For now, we will keep the ag district code but concentrate on the agricultural districts alone. 

However, we will chose to keep the names that are the same in separate rows as they might actually be separate districts.

In [None]:

unique_districts = unique_districts[["Ag District", "Freq"]]



We will now proceed to analyze the distribution of records among districts.


In [None]:

print( "Average number of records per district:", numpy.mean(unique_districts["Freq"]) )
print( "Variance of the frequency of records per district:", numpy.var(unique_districts["Freq"]) )
print( "Max frequency:", numpy.max(unique_districts["Freq"]) )
print( "Min frequency:", numpy.min(unique_districts["Freq"]) )



As we can see, while the mean seems acceptanle at 1392, the variance is exeptionally high.

This can also be seen in the difference between the max frequency, and the min frequency.
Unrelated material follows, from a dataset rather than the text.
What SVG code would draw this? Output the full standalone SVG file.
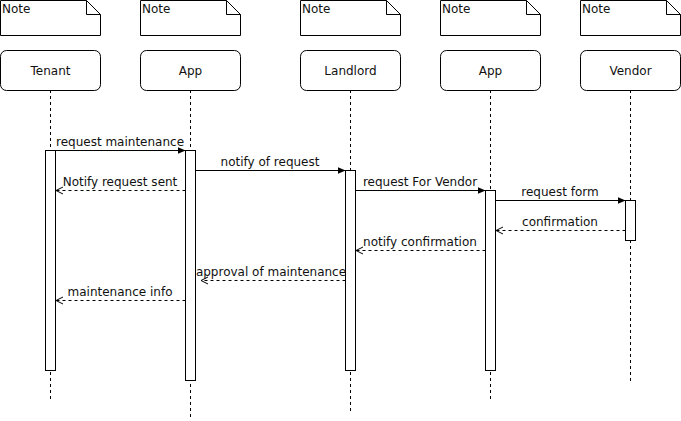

To understand what is happening, let's look at the different quartiles.

In [None]:
quants = numpy.quantile(unique_districts["Freq"], [0.1, 0.25, 0.5, 0.75, 0.9, 0.95])
print( f"10% of records have a frequency per district less than {quants[0]}" )
print( f"25% of records have a frequency per district less than {quants[1]}" )
print( f"50% of records have a frequency per district less than {quants[2]}" )
print( f"75% of records have a frequency per district less than {quants[3]}" )
print( f"90% of records have a frequency per district less than {quants[4]}" )
print( f"95% of records have a frequency per district less than {quants[5]}" )

As we can see the majority of records per district are heavily skewed towards the lowe side.

While very few have a very large amount of records.

This distribution seems very uneven.

Let us look at this distribution.

In [None]:
# Figure Size
fig = plt.figure(figsize =(10, 7))

plt.title("Number of Records per Agricultural District")
plt.xlabel("Agricultural District")
plt.ylabel("Number of Records")
plt.bar(unique_districts["Ag District"], unique_districts["Freq"])
 
# Show Plot
plt.show()

As we can see this distribution is quite uneven.

However, without looking at the full picture, we are unable to make conclusions upon the impact of such a distribution.

We will later analyse those aspects by breaking down this agricultural district column by state counties and years.

This will allow us to understand why there is such a distinct distribution of records.